Long expected to leave the automaker after helping guide it through its brush with bankruptcy, Chief Financial Office Ray Young will instead stay on as part of General Motors new management team. But the Chinese-born CFO will now head over to GM’s critical International Operations.
A new CFO is expected to be brought on board within the next few weeks, according to a broad hint by Chairman and Acting Chief Executive Ed Whitacre, Jr. As IO’s new Vice President, Young will now focus his talents on managing the international units finances, along with other duties that will be “clarified in the near-term,” according to a GM news release.
The 47-year-old executive took on the CFO role in March 2008, replacing Fritz Henderson, himself a veteran from GM’s International Operations. Henderson went on to become Chief Executive Officer, in March of this year, replacing Rick Wagoner, who was ousted by the White House “auto czar.” (Henderson was himself fired, last month.) Young helped manage the tricky finances of a Chapter 11 filing but, shortly after GM emerged from bankruptcy, in July, it was announced that the executive would be leaving his post.
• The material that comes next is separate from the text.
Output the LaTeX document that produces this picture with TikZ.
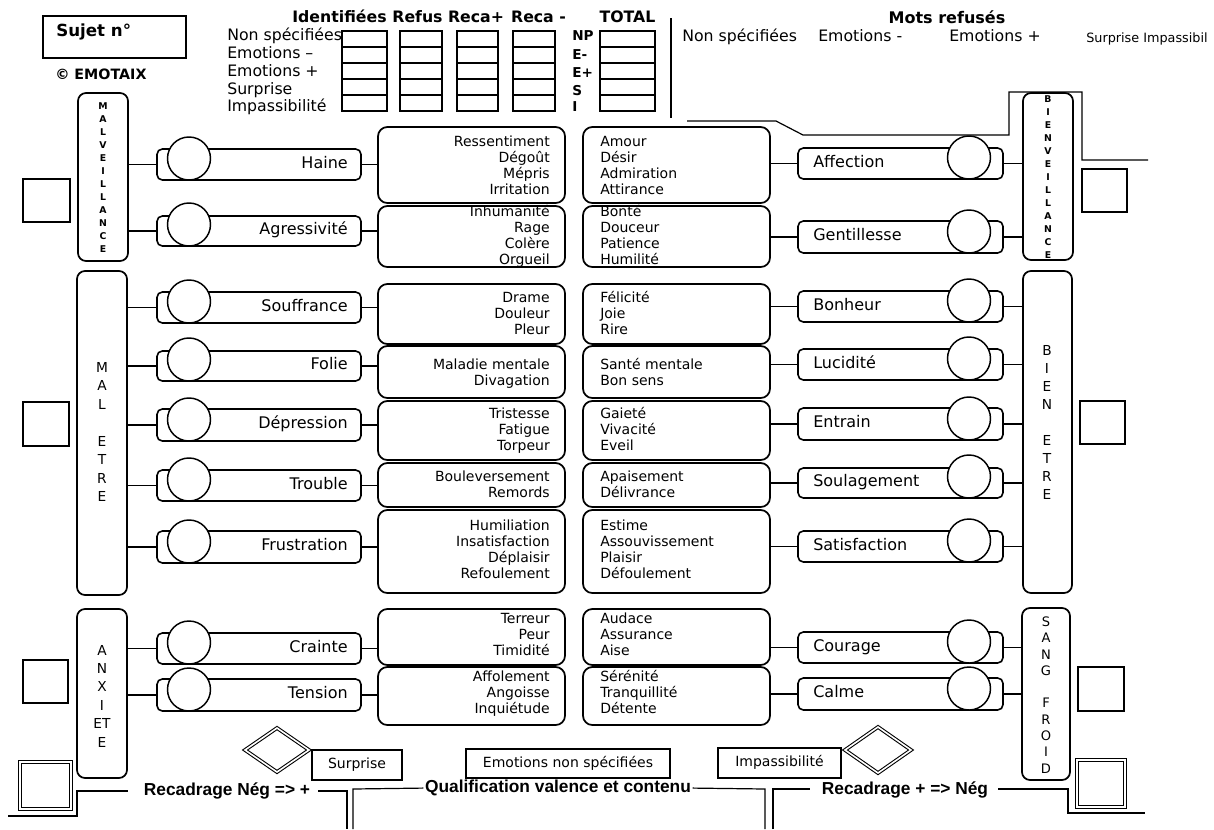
\documentclass[tikz,border=0pt]{standalone}
\usepackage{fontspec}
\setmainfont{DejaVu Sans}
\newfontfamily\arialf{Liberation Sans}
\usetikzlibrary{fit}
\newcommand\mleft[5]{%
  \node[mbox, fit={(378,#2)(565,#3)}] (ml#1) {};
  \foreach \w [count=\i] in {#5} \node[item, anchor=mid east] (ml#1-\i) at (550,{#4+16*(\i-1)}) {\w};}
\newcommand\mright[5]{%
  \node[mbox, fit={(583,#2)(770,#3)}] (mr#1) {};
  \foreach \w [count=\i] in {#5} \node[item, anchor=mid west] (mr#1-\i) at (600,{#4+16*(\i-1)}) {\w};}
\begin{document}
\begin{tikzpicture}[x=0.75pt,y=-0.75pt,
  cat/.style={draw, line width=1.3pt, rounded corners=6pt, inner sep=0pt},
  pill/.style={draw, line width=1.2pt, rounded corners=4pt, inner sep=0pt},
  mbox/.style={draw, line width=1.3pt, rounded corners=7pt, inner sep=0pt},
  ring/.style={circle, draw, fill=white, line width=1.1pt, minimum size=32.25pt, inner sep=0pt},
  plabel/.style={font=\fontsize{12}{13}\selectfont, inner sep=0pt},
  item/.style={font=\fontsize{10.5}{12}\selectfont, inner sep=0pt},
  cell/.style={draw, line width=0.8pt, inner sep=0pt},
  conn/.style={line width=1.3pt},
  thin/.style={line width=0.9pt},
  dbl/.style={draw, line width=0.8pt, double, double distance=1.2pt},
  sq/.style={draw, line width=0.9pt},
  hdr/.style={font=\fontsize{11.8}{13}\selectfont\bfseries, inner sep=0pt, anchor=mid},
  lbl/.style={font=\fontsize{11.8}{13}\selectfont, inner sep=0pt, anchor=mid west},
  code/.style={font=\fontsize{10.2}{12}\selectfont\bfseries, inner sep=0pt, anchor=mid west},
  vlet/.style={align=center, inner sep=0pt},
  bbox/.style={draw, line width=1.2pt, inner sep=0pt},
  btxt/.style={font=\fontsize{10.5}{12}\selectfont, inner sep=0pt, anchor=mid},
  rec/.style={font=\arialf\fontsize{13}{15}\selectfont\bfseries, inner sep=0pt, anchor=mid},
]
\fill[white] (0,0) rectangle (1214,829);
\useasboundingbox (0,0) rectangle (1214,829);

% ---- header left
\node[draw, line width=1pt, inner sep=0pt, fit={(43,16)(186,58)}] (sujet) {};
\node[font=\fontsize{12.5}{14}\selectfont\bfseries, anchor=mid west, inner sep=0pt] (sujett) at (56,33) {Sujet n°};
\node[font=\fontsize{10.7}{12}\selectfont\bfseries, anchor=mid west, inner sep=0pt] (emotaix) at (55,76) {© EMOTAIX};

% ---- table
\node[hdr] (h1) at (339.5,19) {Identifiées};
\node[hdr] (h2) at (417.5,19) {Refus};
\node[hdr] (h3) at (476,19) {Reca+};
\node[hdr] (h4) at (538.5,19) {Reca -};
\node[hdr] (h5) at (627.5,19) {TOTAL};
\node[lbl] (r1) at (227,37) {Non spécifiées};
\node[lbl] (r2) at (227,55) {Emotions –};
\node[lbl] (r3) at (227,73) {Emotions +};
\node[lbl] (r4) at (227,91) {Surprise};
\node[lbl] (r5) at (227,108) {Impassibilité};
\foreach \c/\xa/\xb in {1/342/387,2/400/442,3/457/498,4/513/555,5/600/655}
  \foreach \r in {0,...,4}
    \node[cell, fit={(\xa,{31+16*\r})(\xb,{47+16*\r})}] (g\c-\r) {};
\node[code] (k1) at (572,37) {NP};
\node[code] (k2) at (572,56) {E-};
\node[code] (k3) at (572,74) {E+};
\node[code] (k4) at (572,92) {S};
\node[code] (k5) at (572,108) {I};
\draw[thin] (671,18) -- (671,118);

% ---- mots refuses
\node[font=\fontsize{12}{14}\selectfont\bfseries, inner sep=0pt, anchor=mid] (mr) at (947,20) {Mots refusés};
\node[lbl] (m1) at (682,38) {Non spécifiées};
\node[lbl] (m2) at (818,38) {Emotions -};
\node[lbl] (m3) at (949,38) {Emotions +};
\node[font=\fontsize{9.6}{11}\selectfont, inner sep=0pt, anchor=mid west] (m4) at (1086,39) {Surprise Impassibil};
\draw[thin] (687,121) -- (776,121) -- (803,135) -- (1009,135) -- (1009,92) -- (1082,92) -- (1082,160) -- (1148,160);

% ---- category boxes
\node[cat, fit={(78,93)(128,261)}] (mv) {};
\node[vlet, font=\fontsize{7}{9.75}\selectfont\bfseries] (mvt) at (103,178) {M\\A\\L\\V\\E\\I\\L\\L\\A\\N\\C\\E};
\node[cat, fit={(77,271)(127,595)}] (me) {};
\node[vlet, font=\fontsize{10.3}{13.9}\selectfont] (met) at (102,432) {M\\A\\L\\[13.9pt]E\\T\\R\\E};
\node[cat, fit={(77,609)(127,778)}] (ax) {};
\node[vlet, font=\fontsize{10.3}{13.8}\selectfont] (axt) at (102,696) {A\\N\\X\\I\\ET\\E};
\node[cat, fit={(1023,93)(1073,260)}] (bv) {};
\node[vlet, font=\fontsize{7}{9.7}\selectfont\bfseries] (bvt) at (1048,177) {B\\I\\E\\N\\V\\E\\I\\L\\L\\A\\N\\C\\E};
\node[cat, fit={(1023,271)(1072,593)}] (be) {};
\node[vlet, font=\fontsize{10.3}{13.5}\selectfont] (bet) at (1047,422) {B\\I\\E\\N\\[13.5pt]E\\T\\R\\E};
\node[cat, fit={(1022,608)(1070,780)}] (sf) {};
\node[vlet, font=\fontsize{9.8}{12.2}\selectfont] (sft) at (1046,695) {S\\A\\N\\G\\[12.2pt]F\\R\\O\\I\\D};

% ---- side squares
\draw[sq] (23,179) rectangle (70,222);
\draw[sq] (23,402) rectangle (69,446);
\draw[sq] (23,660) rectangle (68,703);
\draw[sq] (1082,169) rectangle (1127,212);
\draw[sq] (1080,401) rectangle (1125,444);
\draw[sq] (1078,667) rectangle (1124,711);
\draw[dbl] (20,762) rectangle (71,809);
\draw[dbl] (1077,760) rectangle (1125,807);

% ---- middle boxes
\mleft{1}{127}{203}{143}{Ressentiment,Dégoût,Mépris,Irritation}
\mleft{2}{206}{267}{213}{Inhumanité,Rage,Colère,Orgueil}
\mleft{3}{284}{344}{299}{Drame,Douleur,Pleur}
\mleft{4}{346}{398}{366}{Maladie mentale,Divagation}
\mleft{5}{401}{460}{415}{Tristesse,Fatigue,Torpeur}
\mleft{6}{463}{507}{478}{Bouleversement,Remords}
\mleft{7}{510}{593}{527}{Humiliation,Insatisfaction,Déplaisir,Refoulement}
\mleft{8}{609}{665}{620}{Terreur,Peur,Timidité}
\mleft{9}{667}{725}{678}{Affolement,Angoisse,Inquiétude}
\mright{1}{127}{203}{143}{Amour,Désir,Admiration,Attirance}
\mright{2}{206}{267}{213}{Bonté,Douceur,Patience,Humilité}
\mright{3}{284}{344}{299}{Félicité,Joie,Rire}
\mright{4}{346}{398}{366}{Santé mentale,Bon sens}
\mright{5}{401}{460}{415}{Gaieté,Vivacité,Eveil}
\mright{6}{463}{507}{478}{Apaisement,Délivrance}
\mright{7}{510}{593}{527}{Estime,Assouvissement,Plaisir,Défoulement}
\mright{8}{609}{665}{620}{Audace,Assurance,Aise}
\mright{9}{667}{725}{678}{Sérénité,Tranquillité,Détente}

% ---- left pills
\foreach \n/\lab/\t/\b/\p in {1/Haine/149/180/mv, 2/Agressivité/216/246/mv, 3/Souffrance/292/323/me, 4/Folie/351/381/me, 5/Dépression/409/441/me, 6/Trouble/470/501/me, 7/Frustration/531/563/me, 8/Crainte/633/664/ax, 9/Tension/679/711/ax}{
  \node[pill, fit={(157,\t)(361,\b)}] (pl\n) {};
  \node[ring] (cl\n) at (189,{\b-21.5}) {};
  \node[plabel, anchor=mid east] (tl\n) at (348,{(\t+\b)/2}) {\lab};
  \draw[conn] (\p.east |- pl\n.west) -- (pl\n.west);
  \draw[conn] (pl\n.east) -- (ml\n.west |- pl\n.east);
}
% ---- right pills
\foreach \n/\lab/\t/\b/\p in {1/Affection/148/179/bv, 2/Gentillesse/221/253/bv, 3/Bonheur/291/322/be, 4/Lucidité/349/380/be, 5/Entrain/408/440/be, 6/Soulagement/468/498/be, 7/Satisfaction/531/562/be, 8/Courage/632/663/sf, 9/Calme/678/710/sf}{
  \node[pill, fit={(798,\t)(1003,\b)}] (pr\n) {};
  \node[ring] (cr\n) at (969,{\b-21.5}) {};
  \node[plabel, anchor=mid west] (tr\n) at (813,{(\t+\b)/2}) {\lab};
  \draw[conn] (pr\n.east) -- (\p.west |- pr\n.east);
  \draw[conn] (mr\n.east |- pr\n.west) -- (pr\n.west);
}

% ---- bottom
\draw[dbl] (245,750) -- (277,728) -- (309,750) -- (277,772) -- cycle;
\draw[dbl] (845,750) -- (878,727) -- (911,750) -- (878,773) -- cycle;
\node[bbox, fit={(312,750)(402,780)}] (surp) {};
\node[btxt] (surpt) at (surp.center) {Surprise};
\node[bbox, fit={(466,749)(670,778)}] (nonsp) {};
\node[btxt] (nonspt) at (nonsp.center) {Emotions non spécifiées};
\node[bbox, fit={(718,748)(841,778)}] (impa) {};
\node[btxt] (impat) at (impa.center) {Impassibilité};

\node[rec] (recl) at (227,792) {Recadrage Nég => +};
\node[rec] (qual) at (558,789) {Qualification valence et contenu};
\node[rec] (recr) at (905,791) {Recadrage + => Nég};
\draw[thin] (8,816) -- (77,816) -- (77,791) -- (128,791);
\draw[thin] (318,791) -- (347,791) -- (347,829);
\draw[thin] (353,829) -- (353,789) -- ([xshift=-1pt]qual.west);
\draw[thin] ([xshift=1pt]qual.east) -- (765,789) -- (765,829);
\draw[thin] (773,829) -- (773,789) -- (810,789);
\draw[thin] (998,789) -- (1068,789) -- (1068,813) -- (1145,813);
\end{tikzpicture}
\end{document}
The search for a replacement CFO has been complicated by the restrictions on pay enacted by the White House for those companies that have received a federal bailout. The U.S. Treasury currently owns 60% of the long-troubled automaker, though GM is under intense pressure to pay back the government’s loans and then stage an IPO to recoup the rest of the Treasury’s investment.
Young is expected to retain his CFO duties for the short-term, until a replacement is announced. Last week, during a media webchat, Whitacre indicated that could happen in “two to three weeks,” which would suggest the search will wrap up before the end of the year.
“Ray has been instrumental in leading the company through an extraordinarily complex bankruptcy,” Whitacre said in the statement announcing Young’s move to International Operations. “Ray’s vast global experience and financial expertise will be essential in managing the challenges and dynamics of growing our international business.”
Young joined GM in Canada, where his family had moved when he was a child. He then went on to the company’s treasurer’s office, in New York, which has served as a training ground for a number of senior executives, including both former CEOs Wagoner and Henderson.
Young has served several assignments abroad, including a stint in Japan, working with GM’s affiliate, Suzuki, and later to South America, where he served as president of GM do Brasil. He has also served on the maker’s Asia-Pacific strategy board.
Overseas operations have become steadily more important for GM, in recent years, and now account for roughly half of its total unit sales.